Bank of Japan Deputy Governor Masayoshi Amamiya predicts that Facebook’s Libra cryptocurrency will have a huge user base and warns the social media giant to be compliant with the money laundering regulations. Let’s see what he had to say in the coming altcoin news below.
According to Amamiya, Libra could potentially reach a huge user base in the future. Facebook, therefore, has to act responsibly and has to be compliant with all the anti-money laundering and risk management regulation in order to ensure a secure payment service:
“As for Libra, we must bear in mind that the potential global user-base could be enormous.’’

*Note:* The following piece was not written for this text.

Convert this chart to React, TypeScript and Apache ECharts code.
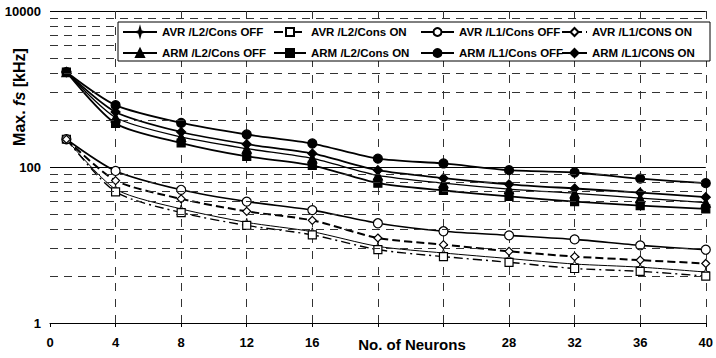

During the Reuters Event, Bank Of Japan Deputy Governor urged the central banks around the world to remain vigilant about the massive impact Libra can have on the community but also on the entire banking and settlement systems. Amamiya previously expressed his concerns about Facebook’s crypto project. Back on Wednesday, the Japan central bank stated that Libra poses a significant risk to the existing financial system. The reason why the bank is worried is because of the fact that Facebook’s Libra cryptocurrency will be pegged to more than one fiat currencies. The regulators of countries around the world will have really low regulatory influence over the cryptocurrency.
As noted in the latest cryptocurrency news, Facebook is expected to invest a large chunk of the Libra profits in government securities and the cryptocurrency will cause an interest rate volatility, therefore, having a destabilizing effect on the world economy. Other countries are also imposing strict regulations for the Libra crypto project. The governor of the French central bank Francois Villeroy de Galhau also announced that the country is forming a task force with the G7 nations in order to regulate the Libra crypto project. On other events, Congress demanded Facebook to ‘’cease its work on Libra’’ and to halt the launch of the cryptocurrency until the government says otherwise.
The cease order for Facebook is a result of the moratorium call by many non-profit organizations including the Americans for Financial Reform to Public Citizen and Consumer Reports that actually signed a petition. The NGOs claim that the US government has to evaluate the crypto project and to decide whether it is too dangerous to be released to the public.